According to the United States Bureau of Labour Statistics, the Consumer Price Index increased 8.5 per cent for the year ended March 2022, following a rise of 7.9 per cent from February 2021 to February 2022. The 8.5-per cent increase in March was the largest 12-month advance since December 1981. Some sectors have been hit especially hard by price increases. Here we detail some of those increases and their causes.
Scorching Real Estate
Despite being hot and humid, Miami is still a desirable place to live, as evidenced by the hottest real estate market in the country. Miami led the U.S. in rent hikes during the pandemic. Miami’s median apartment rent skyrocketed 58 per cent to $2,988 per month since March 2020, according to a newly released report from Realtor.com. Median rents increased nationwide by 19.3 per cent to a new high of $1,807, but cities in Florida’s famed Sun Belt saw many of the biggest increases. The trend follows migration to these markets since the onset of the work-from-home shift, with many residents leaving pricier Big Tech hubs. Over the past two years, Miami has become a magnet for techies from the West Coast and hedge funders and venture capitalists from New York. As such, many locals, or even recent transplants, are getting priced out of the city they have grown to love.

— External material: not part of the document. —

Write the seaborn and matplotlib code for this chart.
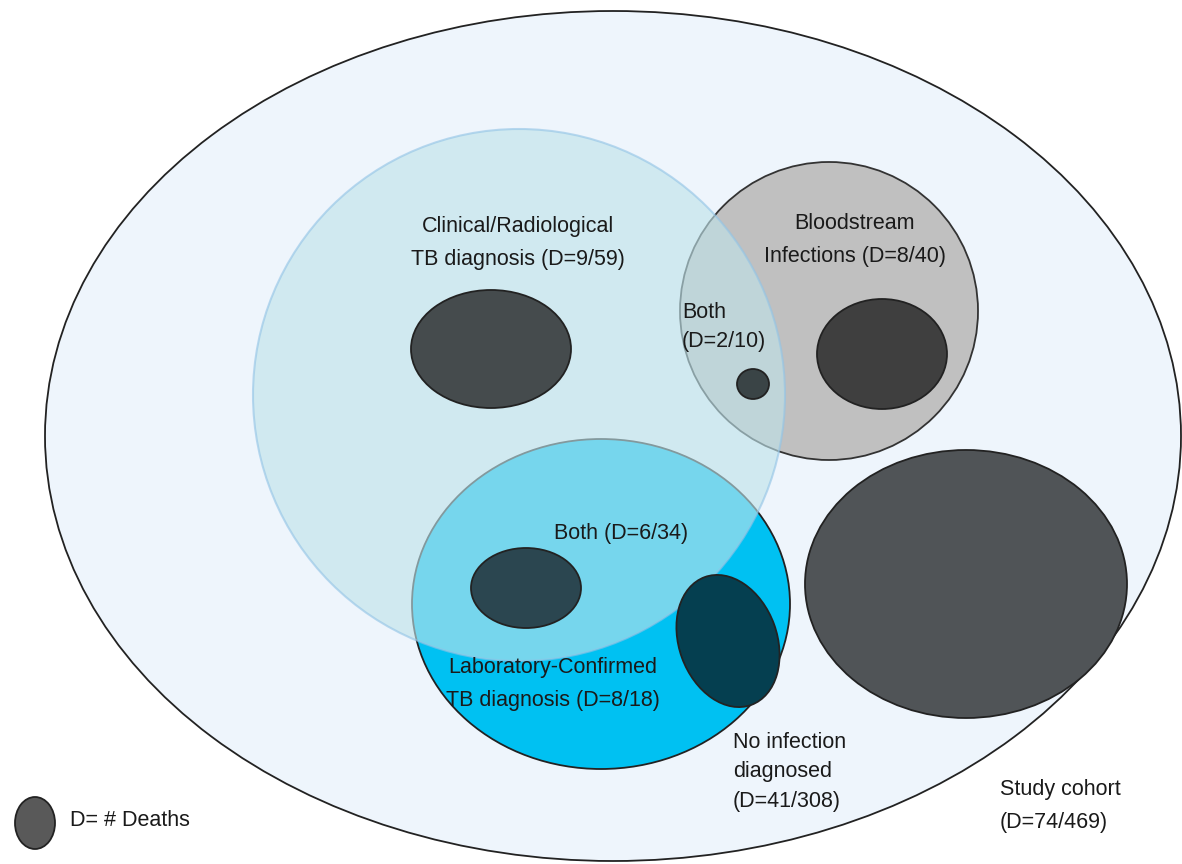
import matplotlib.pyplot as plt
import seaborn as sns
from matplotlib.patches import Ellipse

# groups: deaths / totals
groups = ['Study cohort', 'Clinical/Radiological', 'Bloodstream', 'Laboratory-Confirmed',
          'Both clin+BSI', 'Both clin+lab', 'No infection']
deaths = [74, 9, 8, 8, 2, 6, 41]
totals = [469, 59, 40, 18, 10, 34, 308]
D = dict(zip(groups, zip(deaths, totals)))

sns.set_theme(style='white')
plt.rcParams['font.family'] = ['Liberation Sans', 'DejaVu Sans']

fig = plt.figure(figsize=(11.82, 8.64), dpi=100)
ax = fig.add_axes([0, 0, 1, 1])
ax.set_xlim(0, 1182)
ax.set_ylim(864, 0)
ax.set_aspect('equal')
ax.axis('off')


def ell(cx, cy, w, h, fc, ec='#222222', lw=1.3, alpha=1.0, angle=0, z=1):
    ax.add_patch(Ellipse((cx, cy), w, h, angle=angle, facecolor=fc, edgecolor=ec,
                         lw=lw, alpha=alpha, zorder=z))


# big sets
ell(613, 436, 1136, 850, '#eef5fc', z=1)
ell(601, 604, 378, 330, '#00c1f2', z=2)
ell(829, 311, 298, 298, '#c0c0c0', ec='#333333', z=2)
ell(519, 395, 532, 532, '#bfe3ea', ec='#93c4e6', lw=1.5, alpha=0.62, z=3)

# deaths
ell(491, 349, 160, 118, '#454b4d', z=4)
ell(882, 354, 130, 110, '#3f3f3f', z=4)
ell(753, 384, 32, 30, '#3a4446', z=4)
ell(526, 588, 110, 80, '#2b4650', z=4)
ell(728, 641, 98, 136, '#053f50', angle=-20, z=4)
ell(966, 584, 322, 268, '#505457', z=4)
ell(35, 823, 40, 52, '#595959', z=4)

txt = dict(fontsize=15.5, color='#1a1a1a', zorder=6, linespacing=1.75)
d, n = D['Clinical/Radiological']
ax.text(518, 243, f'Clinical/Radiological\nTB diagnosis (D={d}/{n})', ha='center', va='center', **txt)
d, n = D['Bloodstream']
ax.text(855, 240, f'Bloodstream\nInfections (D={d}/{n})', ha='center', va='center', **txt)
d, n = D['Both clin+BSI']
ax.text(682, 327, f'Both\n(D={d}/{n})', ha='left', va='center',
        **{**txt, 'linespacing': 1.5})
d, n = D['Both clin+lab']
ax.text(621, 533, f'Both (D={d}/{n})', ha='center', va='center', **txt)
d, n = D['Laboratory-Confirmed']
ax.text(553, 684, f'Laboratory-Confirmed\nTB diagnosis (D={d}/{n})', ha='center', va='center', **txt)
d, n = D['No infection']
ax.text(733, 772, f'No infection\ndiagnosed\n(D={d}/{n})', ha='left', va='center',
        **{**txt, 'linespacing': 1.55})
d, n = D['Study cohort']
ax.text(1000, 806, f'Study cohort\n(D={d}/{n})', ha='left', va='center', **txt)
ax.text(70, 821, 'D= # Deaths', ha='left', va='center', **txt)

fig.savefig('out.png', dpi=100)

Computer parts have always been made of some decently expensive components. Even if someone does not have a premium PC, the materials and labour costs of modern CPUs and GPUs are still quite high. While the raw material usage is not as high as with something like a car, one is still paying for a great deal of R&D and Manufacturing when buying something like a Graphics Card. That said, the current pricing situation is extreme, even for this sector, and there are a few reasons for this. The first is a global chip shortage that began in 2020. The chip shortage occurred because of supply disruptions caused by the pandemic. Since the pandemic required many workers worldwide to quarantine safely at home, the supply chain upon which PC hardware is reliant was greatly diminished.
Manufacturing a given PC component isn’t as simple as running a single factory for it. Often, individual components for dozens of different products from dozens of different factories located in several countries across the globe are required to produce a single high-end PC. This shortage of labour, logistics, and materials makes hardware more expensive, but it also results in there being much less hardware to go around overall.
And since the pandemic resulted in people spending much, much more time indoors and working from home, this results in incredibly high demand. Besides the pandemic disrupting the supply chain and workflow that kept PC hardware on the market, it also created a much higher demand for hardware capable of keeping people entertained or in the workplace from home.
According to the U.S. Bureau of Labor Statistics data on Thursday, the consumer price index for used cars and trucks jumped up by 40.5% from January 2021 to January 2022. That means within a year, the average price of used cars and trucks for urban consumers has gone up by 40.5%. And as bleak as the market is for used-car buyers, the aforementioned computer chip shortage has also driven new-vehicle prices higher. The average new vehicle, Edmunds.com says, is edging toward 46,000 USD. A shortage of workers has also led to fewer new vehicles being made. Kelly Blue Book said car manufacturers had more than 584,000 jobs they could not fill. Fewer new vehicles on lots also means fewer people are selling off their old vehicles. This led to a shortage of used cars, driving the price up. Like many pandemic-related supply chain issues, this problem is unlikely to be solved anytime soon.